Two innovative models of well-child care (WCC) for low-income children that rely on less time with a physician and more with a health educator are described in a new study. The models and the process by which they were developed may be useful to other private practices and clinics serving publicly insured children, the study suggests.
Researchers working with a multisite community health center and 2 small private practices that served mostly children on Medicaid designed a structured process to create a new format for well-child visits for children aged from birth to 3 years. Community Advisory Boards (CABs), comprised of clinicians, staff, and parents from the community center and the private practices devised 4 models of WCC using data from WCC stakeholders, a systematic literature review, and a WCC framework created for the study. An expert panel then evaluated the models for potential effectiveness-based on receipt of recommended services, family-centeredness, timely and appropriate follow-up, and feasibility and efficiency-and each CAB selected a model to implement.
The CAB from the community health center chose a group-visit format; the private practice CAB chose an individual station-to-station plan. Both models included a brief visit with the physician for a physical examination and discussion of parents’ physical health concerns.
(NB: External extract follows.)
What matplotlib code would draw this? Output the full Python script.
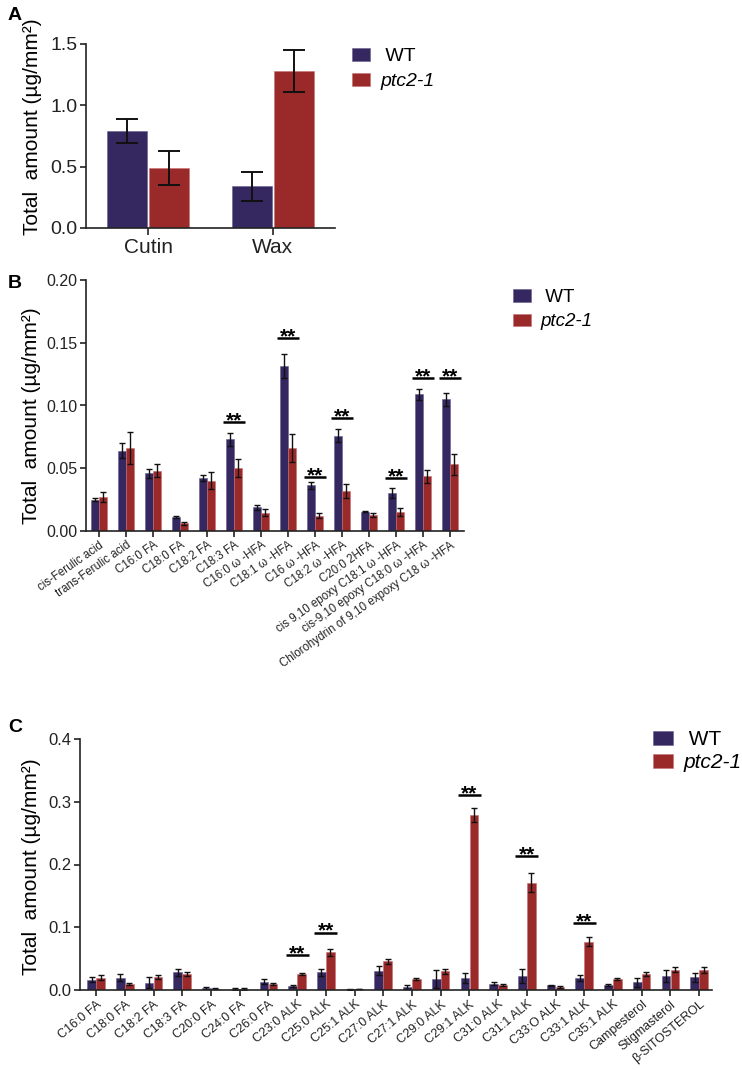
import numpy as np
import matplotlib
matplotlib.use("Agg")
import matplotlib.pyplot as plt

plt.rcParams['font.family'] = ['Liberation Sans', 'DejaVu Sans']

wt_color = '#35275f'
mut_color = '#9a2a2a'

# ---- panel A
a_cats = ['Cutin', 'Wax']
a_wt = [0.79, 0.34]
a_wt_err = [0.10, 0.12]
a_mut = [0.49, 1.28]
a_mut_err = [0.14, 0.17]

# ---- panel B (cutin monomers)
b_cats = ['cis-Ferulic acid', 'trans-Ferulic acid', 'C16:0 FA', 'C18:0 FA', 'C18:2 FA',
          'C18:3 FA', 'C16:0 ω -HFA', 'C18:1 ω -HFA', 'C16 ω -HFA', 'C18:2 ω -HFA',
          'C20:0 2HFA', 'cis 9,10 epoxy C18:1 ω -HFA', 'cis-9,10 epoxy C18:0 ω -HFA',
          'Chlorohydrin of 9,10 expoxy C18 ω -HFA']
b_wt = [0.025, 0.064, 0.046, 0.011, 0.0425, 0.073, 0.019, 0.1315, 0.0365, 0.076,
        0.0155, 0.030, 0.109, 0.105]
b_wt_err = [0.001, 0.006, 0.0035, 0.001, 0.0025, 0.005, 0.002, 0.0095, 0.0027, 0.0053,
            0.0007, 0.004, 0.0045, 0.005]
b_mut = [0.027, 0.066, 0.048, 0.006, 0.040, 0.050, 0.0147, 0.066, 0.012, 0.0315,
         0.0125, 0.015, 0.0436, 0.053]
b_mut_err = [0.004, 0.013, 0.005, 0.001, 0.0067, 0.007, 0.0025, 0.011, 0.002, 0.0056,
             0.0015, 0.003, 0.0053, 0.008]
b_sig = {5: 0.087, 7: 0.154, 8: 0.043, 9: 0.090, 11: 0.042, 12: 0.122, 13: 0.122}

# ---- panel C (wax components)
c_cats = ['C16:0 FA', 'C18:0 FA', 'C18:2 FA', 'C18:3 FA', 'C20:0 FA', 'C24:0 FA',
          'C26:0 FA', 'C23:0 ALK', 'C25:0 ALK', 'C25:1 ALK', 'C27:0 ALK', 'C27:1 ALK',
          'C29:0 ALK', 'C29:1 ALK', 'C31:0 ALK', 'C31:1 ALK', 'C33:O ALK', 'C33:1 ALK',
          'C35:1 ALK', 'Campesterol', 'Stigmasterol', 'β-SITOSTEROL']
c_wt = [0.016, 0.0197, 0.0117, 0.028, 0.003, 0.0015, 0.0128, 0.0064, 0.028, 0.001,
        0.031, 0.0053, 0.0176, 0.019, 0.010, 0.0223, 0.0074, 0.019, 0.0074, 0.0122,
        0.0218, 0.020]
c_wt_err = [0.004, 0.006, 0.009, 0.005, 0.002, 0.001, 0.004, 0.0015, 0.0055, 0.0005,
            0.007, 0.003, 0.015, 0.0075, 0.002, 0.0106, 0.001, 0.0048, 0.0015, 0.0074,
            0.0096, 0.0075]
c_mut = [0.0197, 0.009, 0.021, 0.0255, 0.002, 0.0015, 0.0096, 0.0255, 0.060, 0.0015,
         0.046, 0.018, 0.030, 0.279, 0.0085, 0.171, 0.0048, 0.077, 0.0176, 0.025,
         0.0324, 0.0324]
c_mut_err = [0.004, 0.0015, 0.003, 0.003, 0.001, 0.001, 0.0015, 0.0015, 0.0055, 0.0005,
             0.004, 0.0015, 0.004, 0.0106, 0.0015, 0.015, 0.001, 0.007, 0.0022, 0.003,
             0.004, 0.005]
c_sig = {7: 0.056, 8: 0.0915, 13: 0.311, 15: 0.213, 17: 0.106}

ylab = 'Total  amount (µg/mm²)'

fig = plt.figure(figsize=(7.42, 10.70), dpi=100)


def style_axes(ax, tick_size):
    for s in ['top', 'right']:
        ax.spines[s].set_visible(False)
    for s in ['left', 'bottom']:
        ax.spines[s].set_linewidth(1.2)
        ax.spines[s].set_color('#222222')
    ax.tick_params(width=1.2, length=4, pad=2, color='#222222', labelsize=tick_size,
                   labelcolor='#222222')


def grouped(ax, wt, wt_err, mut, mut_err, w, off, lw, cap):
    x = np.arange(len(wt))
    ax.bar(x - off, wt, w, color=wt_color, edgecolor='#6a5f90', linewidth=0.4, label=' WT')
    ax.bar(x + off, mut, w, color=mut_color, edgecolor='#c87070', linewidth=0.4, label='ptc2-1')
    ax.errorbar(x - off, wt, yerr=wt_err, fmt='none', ecolor='#111111', elinewidth=lw,
                capsize=cap, capthick=lw)
    ax.errorbar(x + off, mut, yerr=mut_err, fmt='none', ecolor='#111111', elinewidth=lw,
                capsize=cap, capthick=lw)
    return x


def stars(ax, sig, half, size):
    for i, y in sig.items():
        ax.plot([i - half, i + half], [y, y], color='black', lw=1.8, solid_capstyle='butt')
        ax.annotate('**', (i, y), xytext=(0, -3), textcoords='offset points',
                    ha='center', va='baseline', fontsize=size, fontweight='bold')


def add_legend(ax, x, y, size, spacing):
    leg = ax.legend(loc='upper left', bbox_to_anchor=(x, y), bbox_transform=fig.transFigure,
                    frameon=False, fontsize=size, borderpad=0, borderaxespad=0,
                    handlelength=0.95, handleheight=0.65, handletextpad=0.5,
                    labelspacing=spacing)
    leg.get_texts()[1].set_style('italic')


# A
axA = fig.add_axes([86 / 742, 1 - 228 / 1070, 249 / 742, 184 / 1070])
grouped(axA, a_wt, a_wt_err, a_mut, a_mut_err, 0.32, 0.168, 1.4, 8)
axA.set_xlim(-0.5, 1.5)
axA.set_ylim(0, 1.5)
axA.set_yticks([0, 0.5, 1.0, 1.5])
axA.set_yticklabels(['0.0', '0.5', '1.0', '1.5'])
axA.set_xticks([0, 1])
axA.set_xticklabels(a_cats)
style_axes(axA, 14)
axA.tick_params(axis='x', labelsize=15, length=5)
axA.set_ylabel(ylab, fontsize=15)
axA.yaxis.set_label_coords(-0.175, 0.55)
add_legend(axA, 352 / 742, 1 - 48 / 1070, 14, 0.38)

# B
axB = fig.add_axes([86 / 742, 1 - 531 / 1070, 378 / 742, 251 / 1070])
grouped(axB, b_wt, b_wt_err, b_mut, b_mut_err, 0.30, 0.155, 1.0, 2)
axB.set_xlim(-0.48, 13.52)
axB.set_ylim(0, 0.2)
axB.set_yticks([0, 0.05, 0.10, 0.15, 0.20])
axB.set_yticklabels(['0.00', '0.05', '0.10', '0.15', '0.20'])
axB.set_xticks(np.arange(len(b_cats)))
axB.set_xticklabels(b_cats, rotation=35, ha='right', rotation_mode='anchor')
style_axes(axB, 11.5)
axB.tick_params(axis='x', labelsize=8.3)
stars(axB, b_sig, 0.4, 15)
axB.set_ylabel(ylab, fontsize=15)
axB.yaxis.set_label_coords(-0.118, 0.46)
add_legend(axB, 513 / 742, 1 - 289 / 1070, 13.5, 0.4)

# C
axC = fig.add_axes([80 / 742, 1 - 990 / 1070, 632 / 742, 251 / 1070])
grouped(axC, c_wt, c_wt_err, c_mut, c_mut_err, 0.30, 0.155, 1.0, 2)
axC.set_xlim(-0.56, 21.45)
axC.set_ylim(0, 0.4)
axC.set_yticks([0, 0.1, 0.2, 0.3, 0.4])
axC.set_yticklabels(['0.0', '0.1', '0.2', '0.3', '0.4'])
axC.set_xticks(np.arange(len(c_cats)))
axC.set_xticklabels(c_cats, rotation=40, ha='right', rotation_mode='anchor')
style_axes(axC, 12)
axC.tick_params(axis='x', labelsize=9)
stars(axC, c_sig, 0.4, 15)
axC.set_ylabel(ylab, fontsize=15)
axC.yaxis.set_label_coords(-0.062, 0.49)
add_legend(axC, 653 / 742, 1 - 730 / 1070, 15, 0.2)

# panel letters
for lab, y in [('A', 15), ('B', 283), ('C', 727)]:
    fig.text(8 / 742, 1 - y / 1070, lab, fontsize=14, fontweight='bold', va='center', ha='left')

fig.savefig('out.png', dpi=100)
Both relied on a health educator to provide anticipatory guidance and developmental, behavioral, and psychosocial screening and surveillance. Both models also used electronic previsit questionnaires to ascertain parent concerns and set up scheduled communications between parents and the healthcare team by text or phone.
In the group-visit format, 6 to 9 parent-child pairs met with the health educator for 2 hours at each age-specific well-child visit, with the physician available for most of that time. A physical exam; measurements (by a medical assistant); and standard development, autism, and psychosocial screening were done at the beginning of the session, followed by discussion and anticipatory guidance with the health educator and any needed immunizations given by the medical assistant.
The 40-minute station-to-station format comprised 10 minutes with the physician followed by anticipatory guidance with the health educator, and measurements and immunizations performed by a medical assistant. Parents completed standardized screening tools in the waiting room before the visit.
The researchers note that the models will need to be tested in various setting to evaluate their effect on child/family outcomes. They suggest that the models, and the process they created to develop them, may help other small practices and clinics that want to redesign their well-child visits.